- Founded: 28 June 2006
- Preceded by: Bloc of Eight

= Coalition of Forces for Democratic Change =

Electoral coalition in Mauritania

The Coalition of Forces for Democratic Change (CFDC) (Coalition des Forces de Changements Démocratique) was an electoral coalition in Mauritania. The Coalition was founded on 28 June 2006 by ten Mauritanian political parties, following Mauritania's "return to democracy" after the 2005 Mauritanian coup d'état. The main aims of the coalition were to prevent the elections of politicians who had served under former President Maaouya Ould Sid'Ahmed Taya, and also to cut Mauritania's diplomatic ties with Israel, with one of the Coalitions first actions being to organize a pro-Palestinian rally in Nouakchott.

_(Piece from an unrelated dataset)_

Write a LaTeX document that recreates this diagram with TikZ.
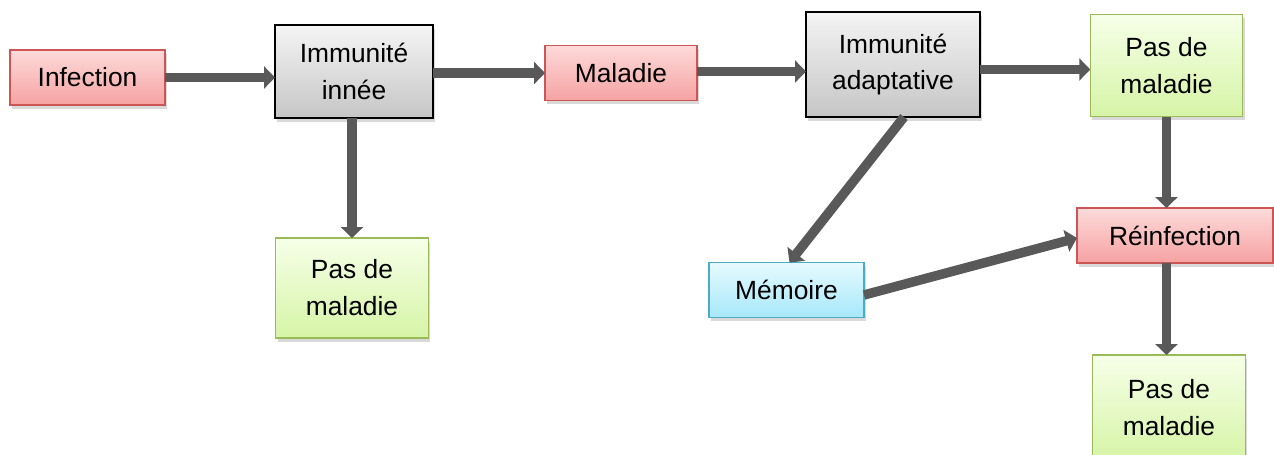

Most of the parties were former members of the Bloc of Eight electoral coalition. The only two members of the Bloc of Eight who didn't want to join the CFDC were the Union for Democracy and Progress and Sawab, which didn't join for ideological reasons.

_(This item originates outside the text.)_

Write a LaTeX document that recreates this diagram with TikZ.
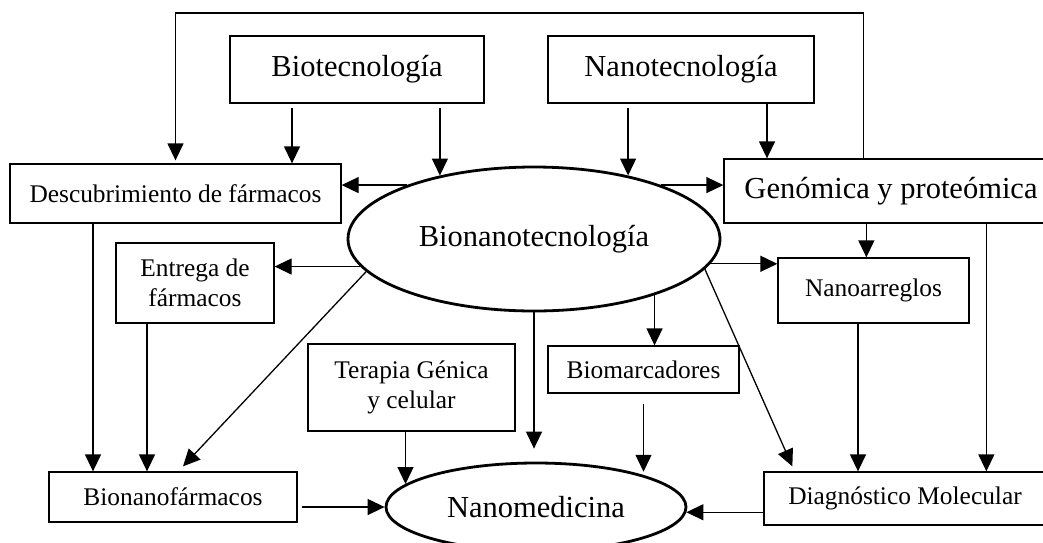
\documentclass[tikz,border=0pt]{standalone}
\usepackage{fontspec}
\setmainfont{Liberation Serif}
\usetikzlibrary{arrows.meta,shapes.geometric}
\begin{document}
\begin{tikzpicture}[x=1pt,y=-1pt,
  box/.style={draw, line width=1.3pt, rectangle, inner sep=0pt, align=center,
    font=\fontsize{25.4}{30}\selectfont},
  bigbox/.style={box, font=\fontsize{30.5}{36}\selectfont},
  oval/.style={draw, line width=2.8pt, ellipse, inner sep=0pt,
    font=\fontsize{30.5}{36}\selectfont},
  arr/.style={line width=1.3pt, -{Triangle[length=17pt,width=16pt]}}]

\path[use as bounding box] (0,0) rectangle (1043,542);

% sources
\node[bigbox, minimum width=254pt, minimum height=67pt] (bio)  at (357,69.5) {Biotecnología};
\node[bigbox, minimum width=266pt, minimum height=67pt] (nano) at (681,69.5) {Nanotecnología};

% central ellipse
\node[oval, minimum width=372pt, minimum height=144pt] (bionano) at (534,239) {Bionanotecnología};

% application boxes
\node[box, minimum width=331pt, minimum height=59pt] (desc) at (175.5,193.5) {Descubrimiento de fármacos};
\node[bigbox, minimum width=334pt, minimum height=64pt] (gen) at (891,191) {Genómica y proteómica};
\node[box, minimum width=158pt, minimum height=80pt] (entrega) at (195,283) {Entrega de\\fármacos};
\node[box, minimum width=191pt, minimum height=65pt] (nanoarr) at (873.5,290.5) {Nanoarreglos};
\node[box, minimum width=207pt, minimum height=87pt] (terapia) at (411.5,387.5) {Terapia Génica\\y celular};
\node[box, minimum width=191pt, minimum height=47pt] (biomarc) at (643.5,369.5) {Biomarcadores};
\node[box, minimum width=248pt, minimum height=50pt] (bnf) at (173,497) {Bionanofármacos};
\node[box, minimum width=282pt, minimum height=53pt] (diag) at (905,498.5) {Diagnóstico Molecular};

% target ellipse
\node[oval, minimum width=300pt, minimum height=88pt] (nanomed) at (536,507) {Nanomedicina};

\coordinate (looptop) at (500,13);

% feedback loop over the top
\draw[arr, shorten >=3pt] ([xshift=140pt]gen.north west) |- (looptop) -| (desc.north);

% from the source boxes
\draw[arr, shorten <=4pt] ([xshift=-65pt]bio.south) coordinate (t) -- (t |- desc.north);
\draw[arr, shorten <=4pt] (bionano.146 |- bio.south) -- (bionano.146);
\draw[arr, shorten <=4pt] (bionano.34 |- nano.south) -- (bionano.34);
\draw[arr] ([xshift=86pt]nano.south) coordinate (t) -- (t |- gen.north);

% out of Bionanotecnologia
\draw[arr] (bionano.157) -- (bionano.157 -| desc.east);
\draw[arr] (bionano.23) -- (bionano.23 -| gen.west);
\draw[arr] (bionano.189) -- (bionano.189 -| entrega.east);
\draw[arr] (bionano.191) -- ([xshift=10pt,yshift=5pt]bnf.north);
\draw[arr] (bionano.352) -- (bionano.352 -| nanoarr.west);
\draw[arr] (bionano.350) -- ([xshift=29pt,yshift=5pt]diag.north west);
\draw[arr, shorten >=13pt] (bionano.south) -- (bionano.south |- nanomed.north);
\draw[arr] (bionano.335) -- (bionano.335 |- biomarc.north);

% left column
\draw[arr] ([xshift=-82.5pt]desc.south) coordinate (t) -- (t |- bnf.north);
\draw[arr] ([xshift=-48pt]entrega.south) coordinate (t) -- (t |- bnf.north);

% right column
\draw[arr] ([xshift=143pt]gen.south west) coordinate (t) -- (t |- nanoarr.north);
\draw[arr] ([xshift=263pt]gen.south west) coordinate (t) -- (t |- diag.north);
\draw[arr] ([xshift=-15.5pt]nanoarr.south) coordinate (t) -- (t |- diag.north);

% into Nanomedicina
\draw[arr] (nanomed.170 |- terapia.south) -- (nanomed.170);
\draw[arr, shorten <=10pt, shorten >=5pt] (biomarc.south) -- (biomarc.south |- nanomed.15);
\draw[arr, shorten <=4pt] (bnf.east |- nanomed.west) -- (nanomed.west);
\draw[arr] (nanomed.358 -| diag.west) -- (nanomed.358);

\end{tikzpicture}
\end{document}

The coalition won in the 21 January and 4 February 2007 Senate elections only 3 out of 56 seats.

==Composition==
The parties that made up the coalition were;
- People's Progressive Alliance (former Bloc of Eight)
- Popular Front (former Bloc of Eight)
- Union of the Forces of Progress (former Bloc of Eight)
- Democratic Renovation (former Bloc of Eight)
- Rally of Democratic Forces (former Bloc of Eight)
- Rally for Mauritania (former Bloc of Eight)
- Mauritanian Party of Union and Change (HATEM)
- Democratic Union Party (PUD)
- The Central Reformist Party (recognition status still pending).
- The Direct Democratic Movement (recognition status still pending).